** TASK DIRECTIONS **
Restate all of the data exactly.

--- Start of DATASET EXTRACT ---

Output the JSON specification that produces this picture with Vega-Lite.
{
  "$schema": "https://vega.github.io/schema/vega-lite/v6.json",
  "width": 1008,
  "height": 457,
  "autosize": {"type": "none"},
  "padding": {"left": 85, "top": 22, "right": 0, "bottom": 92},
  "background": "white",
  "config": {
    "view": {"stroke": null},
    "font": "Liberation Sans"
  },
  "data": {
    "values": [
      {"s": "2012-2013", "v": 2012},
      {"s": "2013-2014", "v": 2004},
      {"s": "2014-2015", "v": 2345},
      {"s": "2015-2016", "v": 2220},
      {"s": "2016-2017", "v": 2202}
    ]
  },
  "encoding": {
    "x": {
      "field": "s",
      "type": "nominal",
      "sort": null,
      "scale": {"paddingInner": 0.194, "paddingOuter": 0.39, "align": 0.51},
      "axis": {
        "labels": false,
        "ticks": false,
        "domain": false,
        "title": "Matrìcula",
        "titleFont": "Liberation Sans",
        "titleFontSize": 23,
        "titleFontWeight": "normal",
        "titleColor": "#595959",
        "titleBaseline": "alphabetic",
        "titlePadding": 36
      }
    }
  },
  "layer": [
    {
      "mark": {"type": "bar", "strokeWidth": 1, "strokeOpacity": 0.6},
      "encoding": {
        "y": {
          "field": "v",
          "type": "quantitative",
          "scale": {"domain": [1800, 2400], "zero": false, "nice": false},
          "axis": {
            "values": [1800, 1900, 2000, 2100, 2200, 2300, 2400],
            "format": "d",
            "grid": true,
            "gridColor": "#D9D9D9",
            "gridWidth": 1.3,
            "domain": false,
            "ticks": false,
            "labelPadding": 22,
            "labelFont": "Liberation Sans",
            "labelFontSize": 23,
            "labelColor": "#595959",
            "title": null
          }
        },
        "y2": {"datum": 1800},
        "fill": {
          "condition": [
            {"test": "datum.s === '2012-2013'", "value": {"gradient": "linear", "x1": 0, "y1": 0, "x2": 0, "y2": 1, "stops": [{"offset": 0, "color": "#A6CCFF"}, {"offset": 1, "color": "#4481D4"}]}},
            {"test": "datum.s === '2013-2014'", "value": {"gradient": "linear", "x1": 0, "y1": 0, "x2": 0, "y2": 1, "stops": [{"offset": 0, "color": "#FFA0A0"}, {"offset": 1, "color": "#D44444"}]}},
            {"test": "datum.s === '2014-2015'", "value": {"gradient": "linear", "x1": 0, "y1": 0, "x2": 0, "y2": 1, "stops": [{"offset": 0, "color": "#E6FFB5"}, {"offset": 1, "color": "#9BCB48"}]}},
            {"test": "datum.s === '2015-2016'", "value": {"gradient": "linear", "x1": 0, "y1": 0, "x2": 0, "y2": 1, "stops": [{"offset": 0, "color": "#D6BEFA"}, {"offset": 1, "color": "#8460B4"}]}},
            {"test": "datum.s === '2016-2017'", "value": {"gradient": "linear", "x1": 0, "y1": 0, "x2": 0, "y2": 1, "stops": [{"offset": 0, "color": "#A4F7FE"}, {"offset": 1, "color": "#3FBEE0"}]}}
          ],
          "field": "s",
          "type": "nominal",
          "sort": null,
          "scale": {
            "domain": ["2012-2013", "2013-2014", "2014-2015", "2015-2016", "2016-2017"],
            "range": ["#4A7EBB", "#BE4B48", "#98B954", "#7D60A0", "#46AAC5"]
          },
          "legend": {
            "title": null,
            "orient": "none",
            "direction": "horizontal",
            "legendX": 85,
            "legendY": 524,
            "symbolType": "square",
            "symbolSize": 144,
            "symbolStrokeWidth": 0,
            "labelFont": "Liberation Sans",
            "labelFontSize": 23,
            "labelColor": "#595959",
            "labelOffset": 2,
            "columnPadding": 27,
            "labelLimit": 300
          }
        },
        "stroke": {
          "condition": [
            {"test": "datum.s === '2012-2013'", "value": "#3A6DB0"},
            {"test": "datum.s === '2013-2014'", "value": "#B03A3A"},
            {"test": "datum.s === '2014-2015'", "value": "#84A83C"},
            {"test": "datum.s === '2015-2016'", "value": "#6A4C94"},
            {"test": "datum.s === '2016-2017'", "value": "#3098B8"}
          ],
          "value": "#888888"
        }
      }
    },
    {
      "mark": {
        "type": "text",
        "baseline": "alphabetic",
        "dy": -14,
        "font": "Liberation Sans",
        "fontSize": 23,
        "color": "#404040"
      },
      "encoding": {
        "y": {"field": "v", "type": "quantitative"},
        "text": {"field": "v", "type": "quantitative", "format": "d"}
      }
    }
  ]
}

--- End of DATASET EXTRACT ---

** RESULT OF THE TASK **
Output the JSON specification that produces this picture with Vega-Lite.
{
  "$schema": "https://vega.github.io/schema/vega-lite/v6.json",
  "width": 1008,
  "height": 457,
  "autosize": {"type": "none"},
  "padding": {"left": 85, "top": 22, "right": 0, "bottom": 92},
  "background": "white",
  "config": {
    "view": {"stroke": null},
    "font": "Liberation Sans"
  },
  "data": {
    "values": [
      {"s": "2012-2013", "v": 2012},
      {"s": "2013-2014", "v": 2004},
      {"s": "2014-2015", "v": 2345},
      {"s": "2015-2016", "v": 2220},
      {"s": "2016-2017", "v": 2202}
    ]
  },
  "encoding": {
    "x": {
      "field": "s",
      "type": "nominal",
      "sort": null,
      "scale": {"paddingInner": 0.194, "paddingOuter": 0.39, "align": 0.51},
      "axis": {
        "labels": false,
        "ticks": false,
        "domain": false,
        "title": "Matrìcula",
        "titleFont": "Liberation Sans",
        "titleFontSize": 23,
        "titleFontWeight": "normal",
        "titleColor": "#595959",
        "titleBaseline": "alphabetic",
        "titlePadding": 36
      }
    }
  },
  "layer": [
    {
      "mark": {"type": "bar", "strokeWidth": 1, "strokeOpacity": 0.6},
      "encoding": {
        "y": {
          "field": "v",
          "type": "quantitative",
          "scale": {"domain": [1800, 2400], "zero": false, "nice": false},
          "axis": {
            "values": [1800, 1900, 2000, 2100, 2200, 2300, 2400],
            "format": "d",
            "grid": true,
            "gridColor": "#D9D9D9",
            "gridWidth": 1.3,
            "domain": false,
            "ticks": false,
            "labelPadding": 22,
            "labelFont": "Liberation Sans",
            "labelFontSize": 23,
            "labelColor": "#595959",
            "title": null
          }
        },
        "y2": {"datum": 1800},
        "fill": {
          "condition": [
            {"test": "datum.s === '2012-2013'", "value": {"gradient": "linear", "x1": 0, "y1": 0, "x2": 0, "y2": 1, "stops": [{"offset": 0, "color": "#A6CCFF"}, {"offset": 1, "color": "#4481D4"}]}},
            {"test": "datum.s === '2013-2014'", "value": {"gradient": "linear", "x1": 0, "y1": 0, "x2": 0, "y2": 1, "stops": [{"offset": 0, "color": "#FFA0A0"}, {"offset": 1, "color": "#D44444"}]}},
            {"test": "datum.s === '2014-2015'", "value": {"gradient": "linear", "x1": 0, "y1": 0, "x2": 0, "y2": 1, "stops": [{"offset": 0, "color": "#E6FFB5"}, {"offset": 1, "color": "#9BCB48"}]}},
            {"test": "datum.s === '2015-2016'", "value": {"gradient": "linear", "x1": 0, "y1": 0, "x2": 0, "y2": 1, "stops": [{"offset": 0, "color": "#D6BEFA"}, {"offset": 1, "color": "#8460B4"}]}},
            {"test": "datum.s === '2016-2017'", "value": {"gradient": "linear", "x1": 0, "y1": 0, "x2": 0, "y2": 1, "stops": [{"offset": 0, "color": "#A4F7FE"}, {"offset": 1, "color": "#3FBEE0"}]}}
          ],
          "field": "s",
          "type": "nominal",
          "sort": null,
          "scale": {
            "domain": ["2012-2013", "2013-2014", "2014-2015", "2015-2016", "2016-2017"],
            "range": ["#4A7EBB", "#BE4B48", "#98B954", "#7D60A0", "#46AAC5"]
          },
          "legend": {
            "title": null,
            "orient": "none",
            "direction": "horizontal",
            "legendX": 85,
            "legendY": 524,
            "symbolType": "square",
            "symbolSize": 144,
            "symbolStrokeWidth": 0,
            "labelFont": "Liberation Sans",
            "labelFontSize": 23,
            "labelColor": "#595959",
            "labelOffset": 2,
            "columnPadding": 27,
            "labelLimit": 300
          }
        },
        "stroke": {
          "condition": [
            {"test": "datum.s === '2012-2013'", "value": "#3A6DB0"},
            {"test": "datum.s === '2013-2014'", "value": "#B03A3A"},
            {"test": "datum.s === '2014-2015'", "value": "#84A83C"},
            {"test": "datum.s === '2015-2016'", "value": "#6A4C94"},
            {"test": "datum.s === '2016-2017'", "value": "#3098B8"}
          ],
          "value": "#888888"
        }
      }
    },
    {
      "mark": {
        "type": "text",
        "baseline": "alphabetic",
        "dy": -14,
        "font": "Liberation Sans",
        "fontSize": 23,
        "color": "#404040"
      },
      "encoding": {
        "y": {"field": "v", "type": "quantitative"},
        "text": {"field": "v", "type": "quantitative", "format": "d"}
      }
    }
  ]
}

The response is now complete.